*** DATA EXTRACT ***

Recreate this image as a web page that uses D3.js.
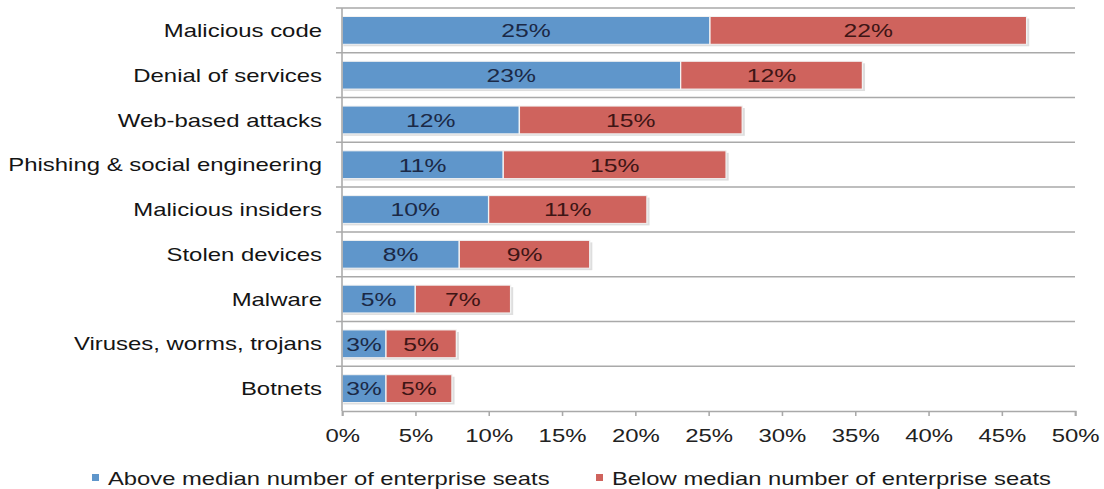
<!DOCTYPE html>
<html lang="en">
<head>
    <meta charset="UTF-8">
    <title>Security threats by enterprise size</title>
    <script src="https://d3js.org/d3.v7.min.js"></script>
    <style>
        body { margin: 0; background: #fff; }
        svg { display: block; }
        text { font-family: "Liberation Sans", Arial, sans-serif; }
    </style>
</head>
<body>
    <svg id="chart"></svg>
    <script>
        const categories = ["Malicious code", "Denial of services", "Web-based attacks",
            "Phishing & social engineering", "Malicious insiders", "Stolen devices",
            "Malware", "Viruses, worms, trojans", "Botnets"];
        const aboveMedian = [25.1, 23.1, 12.1, 11.0, 10.0, 8.0, 5.0, 3.0, 3.0];
        const belowMedian = [21.6, 12.4, 15.2, 15.2, 10.8, 8.9, 6.5, 4.8, 4.5];
        const xTicks = [0, 5, 10, 15, 20, 25, 30, 35, 40, 45, 50];
        const seriesNames = ["Above median number of enterprise seats", "Below median number of enterprise seats"];
        const colors = ["#5f96cb", "#cf635d"];
        const labelColors = ["#1b2946", "#3e1515"];

        // the original is horizontally stretched, so draw narrow and stretch the viewBox
        const sx = 1.3;
        const width = 1104 / sx, height = 489;
        const svg = d3.select("#chart")
            .attr("width", 1104).attr("height", height)
            .attr("viewBox", `0 0 ${width} ${height}`)
            .attr("preserveAspectRatio", "none");

        const plotLeft = 342 / sx, plotRight = 1075 / sx, plotTop = 8, plotBottom = 411;

        const x = d3.scaleLinear().domain([0, 50]).range([plotLeft, plotRight]);
        const y = d3.scaleBand().domain(categories).range([plotTop, plotBottom])
            .paddingInner(0.38).paddingOuter(0.19);
        const step = y.step();

        // horizontal grid lines at row boundaries
        const bounds = d3.range(categories.length).map(i => plotTop + i * step);
        svg.append("g").selectAll("line").data(bounds).join("line")
            .attr("x1", plotLeft - 6 / sx).attr("x2", plotRight)
            .attr("y1", d => d).attr("y2", d => d)
            .attr("stroke", "#a9a9a9").attr("stroke-width", 1.5);

        // bar shadows
        svg.append("g").selectAll("rect").data(categories).join("rect")
            .attr("x", x(0) + 1)
            .attr("y", d => y(d) + 2)
            .attr("width", (d, i) => x(aboveMedian[i] + belowMedian[i]) - x(0) + 1)
            .attr("height", y.bandwidth())
            .attr("fill", "#c8c8c8").attr("opacity", 0.6);

        const stacks = [
            categories.map((c, i) => ({ c, x0: 0, x1: aboveMedian[i], v: aboveMedian[i] })),
            categories.map((c, i) => ({ c, x0: aboveMedian[i], x1: aboveMedian[i] + belowMedian[i], v: belowMedian[i] }))
        ];

        stacks.forEach((rows, s) => {
            const g = svg.append("g");
            g.selectAll("rect").data(rows).join("rect")
                .attr("x", d => x(d.x0))
                .attr("y", d => y(d.c))
                .attr("width", d => x(d.x1) - x(d.x0))
                .attr("height", y.bandwidth())
                .attr("fill", colors[s])
                .attr("stroke", "#f2f2f2").attr("stroke-width", 1);
            g.selectAll("text").data(rows).join("text")
                .attr("x", d => x((d.x0 + d.x1) / 2))
                .attr("y", d => y(d.c) + y.bandwidth() / 2)
                .attr("dy", "0.36em")
                .attr("text-anchor", "middle")
                .attr("font-size", 19)
                .attr("fill", labelColors[s])
                .text(d => Math.round(d.v) + "%");
        });

        // y axis line
        svg.append("line")
            .attr("x1", plotLeft).attr("x2", plotLeft).attr("y1", plotTop).attr("y2", plotBottom)
            .attr("stroke", "#a9a9a9").attr("stroke-width", 1.2);

        // category labels
        svg.append("g").selectAll("text").data(categories).join("text")
            .attr("x", plotLeft - 20 / sx)
            .attr("y", d => y(d) + y.bandwidth() / 2)
            .attr("dy", "0.36em")
            .attr("text-anchor", "end")
            .attr("font-size", 18.4)
            .attr("fill", "#141414")
            .text(d => d);

        // x axis
        const xAxis = svg.append("g")
            .attr("transform", `translate(0,${plotBottom})`)
            .call(d3.axisBottom(x).tickValues(xTicks).tickSize(5).tickPadding(13)
                .tickFormat(d => d + "%"));
        xAxis.select(".domain").attr("stroke", "#a9a9a9").attr("stroke-width", 1.5);
        xAxis.selectAll(".tick line").attr("stroke", "#a9a9a9").attr("stroke-width", 1.2);
        xAxis.selectAll(".tick text")
            .attr("font-family", "Liberation Sans, Arial, sans-serif")
            .attr("font-size", 18.4).attr("fill", "#222");

        // legend
        const legendX = [92 / sx, 596 / sx];
        const legend = svg.append("g").selectAll("g").data(seriesNames).join("g")
            .attr("transform", (d, i) => `translate(${legendX[i]},478)`);
        legend.append("rect")
            .attr("x", 0).attr("y", -4).attr("width", 7 / sx).attr("height", 7)
            .attr("fill", (d, i) => colors[i]);
        legend.append("text")
            .attr("x", 16 / sx).attr("y", 0).attr("dy", "0.4em")
            .attr("font-size", 18.3).attr("fill", "#1a1a1a")
            .text(d => d);
    </script>
</body>
</html>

***

_CHALLENGE_:
With the pictures left out, restate word for word every line of the data above, from the first down to the line that contains "const step = y.step();".

_RESULT OF THE EXERCISE_:
Recreate this image as a web page that uses D3.js.
<!DOCTYPE html>
<html lang="en">
<head>
    <meta charset="UTF-8">
    <title>Security threats by enterprise size</title>
    <script src="https://d3js.org/d3.v7.min.js"></script>
    <style>
        body { margin: 0; background: #fff; }
        svg { display: block; }
        text { font-family: "Liberation Sans", Arial, sans-serif; }
    </style>
</head>
<body>
    <svg id="chart"></svg>
    <script>
        const categories = ["Malicious code", "Denial of services", "Web-based attacks",
            "Phishing & social engineering", "Malicious insiders", "Stolen devices",
            "Malware", "Viruses, worms, trojans", "Botnets"];
        const aboveMedian = [25.1, 23.1, 12.1, 11.0, 10.0, 8.0, 5.0, 3.0, 3.0];
        const belowMedian = [21.6, 12.4, 15.2, 15.2, 10.8, 8.9, 6.5, 4.8, 4.5];
        const xTicks = [0, 5, 10, 15, 20, 25, 30, 35, 40, 45, 50];
        const seriesNames = ["Above median number of enterprise seats", "Below median number of enterprise seats"];
        const colors = ["#5f96cb", "#cf635d"];
        const labelColors = ["#1b2946", "#3e1515"];

        // the original is horizontally stretched, so draw narrow and stretch the viewBox
        const sx = 1.3;
        const width = 1104 / sx, height = 489;
        const svg = d3.select("#chart")
            .attr("width", 1104).attr("height", height)
            .attr("viewBox", `0 0 ${width} ${height}`)
            .attr("preserveAspectRatio", "none");

        const plotLeft = 342 / sx, plotRight = 1075 / sx, plotTop = 8, plotBottom = 411;

        const x = d3.scaleLinear().domain([0, 50]).range([plotLeft, plotRight]);
        const y = d3.scaleBand().domain(categories).range([plotTop, plotBottom])
            .paddingInner(0.38).paddingOuter(0.19);
        const step = y.step();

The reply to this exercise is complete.